Looking Ahead to a Tight Oil Market

Topics: Commodities, Energy, Oil, Stocks

“Over the longer-term, ESG-led activist investors have all but ensured non-OPEC production will fall dramatically, leaving OPEC with increased market share and pricing power.”

 

Over the past 18 months, oil markets experienced their largest dislocation in history. Because of COVID-19 restrictions, demand collapsed, and inventories swelled. Prices fell to a previously unthinkable -$37 per barrel in April 2020 as traders were forced to pay to have crude taken off their hands. At the same time, producers rushed to shut-in production and curtail drilling activity.
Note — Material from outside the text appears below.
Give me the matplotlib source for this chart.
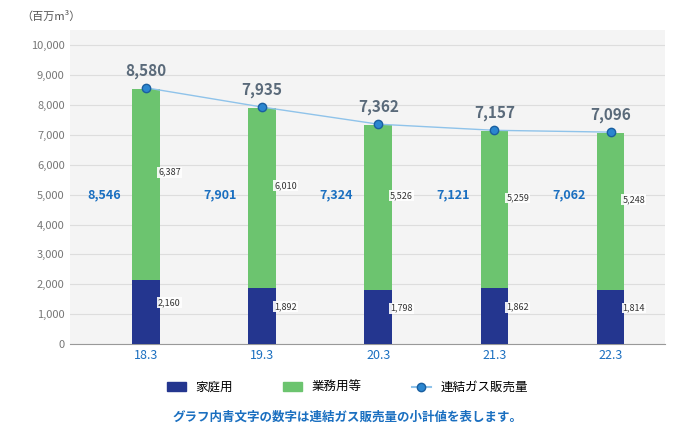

While investors panicked, we turned to our models and concluded the market would tighten much faster than anyone thought possible. We doubled our oil and gas exposure through 2Q 2020 and have enjoyed the rebound ever since.

 

Our bullish thesis was based on much stronger-than-consensus demand estimates and ongoing challenges with non-OPEC+ production. We made several predictions – some that were quite radical at the time – and concluded the crude oil market would shift into deficit by summer 2020, causing inventories to normalize as soon as mid-2021.

 

Since we first made our prediction last spring, inventories have indeed fallen at the fastest rate on record. After peaking at 178 mm bbl above 10-year seasonal averages, US core petroleum inventories are now 34 mm bbl below 10-year averages – the lowest reading in nearly two decades. On a global basis, inventories peaked at 388 mm bbl above seasonal averages last June and as of May 2021 are only 40 mm bbl above average. Given recent trends, we believe global inventories are likely turning negative relative to seasonal averages, in line with our original predictions.

 

2021.08 GR Blog 244 Chart 1

 

2021.08 GR Blog 244 Chart 2

 

Global oil markets are very tight. WTI and Brent both trade for $75 per barrel and the 12-month backwardation (an indication of physical tightness) is approaching its widest reading in years. Oil related equities have been strong performers as well, with the XOP ETF rising nearly 70% over the first half of 2021.

 

Despite the price action in both oil and oil-related equities, investors remain bearish. Shares outstanding of the XOP (a good proxy for generalist investor fund flows) increased less than 10% during the first half of 2021 despite the strong underlying performance. Investors today are fixated on two things: OPEC+ spare capacity and competition from EVs. While these factors need to be monitored, investors are ignoring how tight oil markets have become and how much tighter they will get as we progress through the rest of 2021 and 2022. Over the longer-term, ESG-led activist investors have all but ensured non-OPEC production will fall dramatically, leaving OPEC with increased market share and pricing power.